If any first-degree relatives (parents, siblings, or children) have or had diabetes, kidney disease, high blood pressure, CAD, cardiomyopathy, or other heart problems, you and your doctor need to be on the lookout for early signs of these conditions so steps can be taken to reduce the risk of developing heart failure. Parents with these conditions, whether or not they have heart failure, need to be aware that many of these are at least partly inherited. In these families especially, creating a healthful home is vital to preventing future illness.
About 2.5 million women in the United States have heart failure, and they account for nearly half of all hospital admissions for the disease. Many features of the disease are similar in women and men, but there are important differences:
- Women tend to develop heart failure at an older age than do men.
- Women tend to develop the kind of heart failure with preserved ejection fraction than do men. (Ejection fraction is an estimate of how much blood is being pumped out of the left ventricle of the heart.) Heart failure can occur as a result of a weakened heart muscle (systolic heart failure) or a stiff, inflexible heart muscle (heart failure with preserved ejection fraction). The causes of heart failure in women are often linked to high blood pressure and diabetes mellitus.
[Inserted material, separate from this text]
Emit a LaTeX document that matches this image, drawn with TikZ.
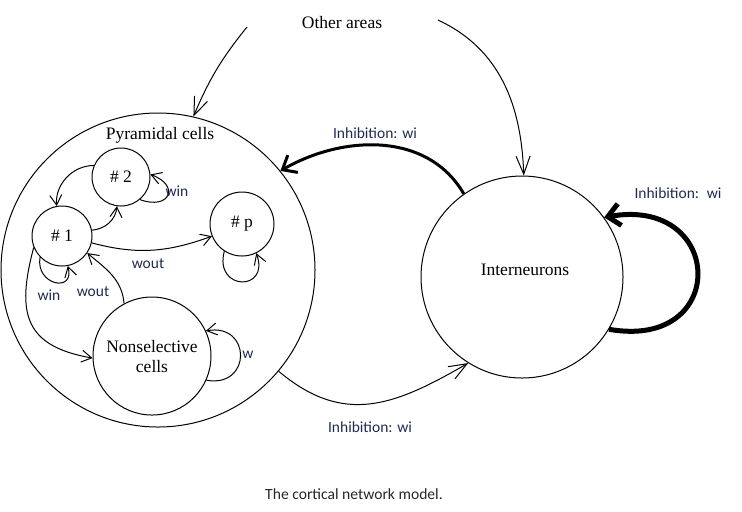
\documentclass[tikz,border=0pt]{standalone}
\usepackage{fontspec}
\setmainfont{Liberation Serif}
\newfontfamily\labfont{Carlito}
\usetikzlibrary{arrows.meta}
\definecolor{labblue}{RGB}{31,42,82}

\begin{document}
\begin{tikzpicture}[x=0.5pt,y=0.5pt,
        font=\fontsize{8.75}{10}\selectfont,
        pop/.style={circle,draw,inner sep=0pt,line width=0.5pt},
        conn/.style={line width=0.5pt,-{Straight Barb[length=5pt,width=6pt]}},
        longconn/.style={line width=0.5pt,-{Straight Barb[length=9pt,width=7pt]}},
        inhib/.style={line width=1.5pt,-{Straight Barb[length=6pt,width=10pt]}},
        selfinhib/.style={line width=2.5pt,-{Straight Barb[length=6pt,width=11pt]}},
        wlab/.style={font=\labfont\fontsize{7.75}{9}\selectfont,text=labblue,inner sep=0pt},
        ]
        \useasboundingbox (0,0) rectangle (742,-511);
        % populations
        \node (pyr) at (158,-270) [pop,minimum size=157pt] {};
        \node (pyrlab) at (160,-135) {Pyramidal cells};
        \node (int) at (522,-277) [pop,minimum size=101pt] {};
        \node (intlab) at (525,-270) {Interneurons};
        \node (n1) at (62,-236) [pop,minimum size=30pt] {\# 1};
        \node (n2) at (121,-177) [pop,minimum size=29pt] {\# 2};
        \node (np) at (242,-224) [pop,minimum size=32pt] {\# p};
        \node (ns) at (152,-356) [pop,minimum size=59pt,align=center] {Nonselective\\cells};
        \node (other) at (342,-23) {Other areas};
        \coordinate (oa1) at (247,-27);
        \coordinate (oa2) at (438,-20);
        % inside the pyramidal pool
        \draw[conn] (n2.157) to[out=180,in=95] (n1.100);
        \draw[conn] (n1.11) to[out=5,in=-95] (n2.262);
        \draw[conn] (n2.-50) to[out=-20,in=-20,looseness=3] (n2.5);
        \draw[conn] (n1.-13) to[out=-15,in=200] (np.202);
        \draw[conn] (n1.224) to[out=260,in=-75,looseness=2.5] (n1.281);
        \draw[conn] (np.237) to[out=255,in=-70,looseness=3.3] (np.296);
        \draw[conn] (ns.118) to[out=95,in=-40] (n1.-34);
        \draw[conn] (n1.202) to[out=255,in=170,looseness=1.4] (ns.182);
        \draw[conn] (ns.-24) to[out=-10,in=10,looseness=2.4] (ns.25);
        % between pools
        \draw[longconn] (oa1) to[bend right=8] (pyr.77);
        \draw[longconn] (oa2) to[out=-25,in=92] (int.89);
        \draw[inhib] (int.125) to[out=120,in=30] (pyr.39);
        \draw[longconn] (pyr.-40.6) to[out=-40,in=210,looseness=1.15] (int.238);
        \draw[selfinhib] (int.-31) to[out=-10,in=10,looseness=2.8] (int.36);
        % weights
        \node (win2) at (177,-191) [wlab] {win};
        \node (wout1) at (148,-264) [wlab] {wout};
        \node (win1) at (49,-295) [wlab] {win};
        \node (wout2) at (93,-292) [wlab] {wout};
        \node (wns) at (248,-355) [wlab] {w};
        \node (inhtop) at (375,-133) [wlab] {Inhibition: wi};
        \node (inhself) at (678,-193) [wlab] {Inhibition:\enspace wi};
        \node (inhbot) at (370,-427) [wlab] {Inhibition: wi};
        \node (caption) at (354,-494) [font=\labfont\fontsize{7.8}{9}\selectfont,text=black!85] {The cortical network model.};
      \end{tikzpicture}
\end{document}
- Although the signs and symptoms of heart failure are the same in men and women, women tend to have more symptoms (such as shortness of breath and difficulty exercising) than do men.
- Women generally survive longer than men with heart failure, but they have more difficulty performing normal daily activities than do men.
- Depression associated with heart failure is more common in women than in men.
- Although rare, peripartum cardiomyopathy is a cause of heart failure unique to women. Peripartum cardiomyopathy is the rare development of heart failure within the last month of pregnancy, or within five months after delivery. Peripartum cardiomyopathy occurs without an identifiable cause but, in general, appears to be more common in women aged >30 years old, women of African descent, those with multiple previous gestations, who have had pregnancies with multiple fetuses, or with a history of preeclamsia or eclampsia or maternal cocaine use during pregnancy.
While there is still much to learn about the diagnosis and treatment of heart failure in women, the goals of treatment are the same for men and women: symptom relief, preventing progression of the condition, and improving the duration and quality of life. Treatment options also are the same for women and men, including lifestyle changes, medications, and when indicated, certain devices, and surgery.